For children who are digital natives, technology is a ­daily part of their lives outside school and gamification combines elements such as scoring points or winning a prize with educational tasks as a means to engage pupils.

Studies have found that gamification can lead to positive changes in pupils’ behaviour and keeps them motivated – the method has been applied in UAE schools already.

Habeeb Mustafa, a digital coach at Kings School Al Barsha, said there is a shift glob­ally and locally towards fostering 21st-century skills and bringing technology into the classroom.

“Gamification is a way [to use]tried and tested techniques in a class-based context to engage the learner more. It ­enriches the learner and simulates ­pupils more than text-based questions,” Mr Mustafa said.

“The child isn’t limited to having to read a textbook and it captures their imagination learning in many different ways.

“This particularly helps children who may not respond to traditional academic methods, such as those with special needs.”

The coach said that adding time pressures and competitive scoring to tests or quizzes engages pupils more than traditional methods.

The learning games often involve maps, quizzes, singing and dancing, and teachers report that children respond well.

Games like Classcraft, which allows pupils to create a character and work with classmates to earn special powers, and Kahoot!, which lets them create multiple-choice quizzes, have become increasingly popular in schools all over the world.

Classcraft transforms the virtual learning environment into a game-based one – the syllabus is replaced by a map and pupils interact with guests on the map while they earn points, prizes and sanctions on their behaviour.

There are challenges to introducing games into the classroom, however, such as making sure the games work, firewall issues or if those in charge ­simply do not see the value in using the technology.
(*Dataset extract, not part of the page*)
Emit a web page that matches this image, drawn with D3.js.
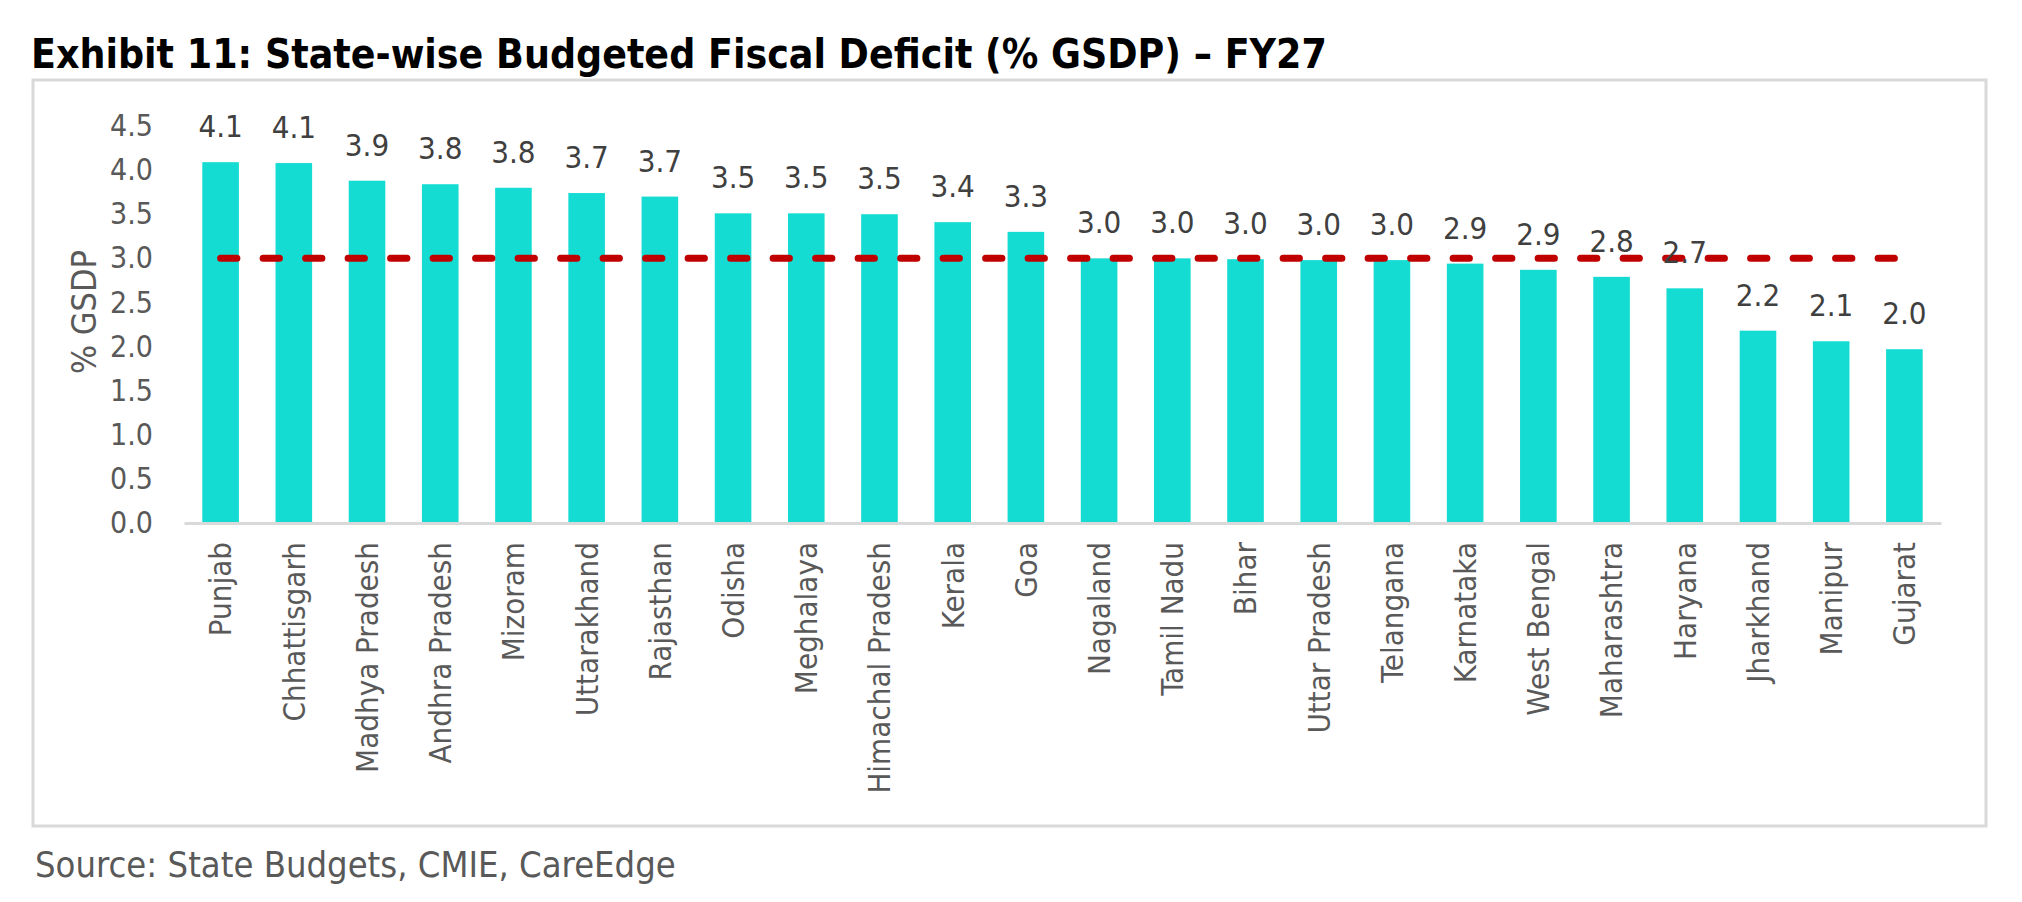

And some people may not want to change the way they work.

“If you see the everyday life of a teacher they don’t have too much time, but they need new pedagogical thinking and that’s where games come in,” said Riku Alkio, chief executive of Seppo, an educational tool to create games.

“If you gamify the content, the pupil gets much more autonomy in learning.

“You activate pupils in an informal way and leave a place for creativity so that not everything has to be done by the rules.

“Gamification is everywhere. It’s a normal way of engaging people.”

Last week, a pupil in Dubai, Adam Al Rafey, 8, called for schools to modernise the curriculum at the Global Education Supplies and Solution conference in the emirate.

“If homework was a game, that would be really good,” he said. “We do use educational games but there should be more to make learning more fun.”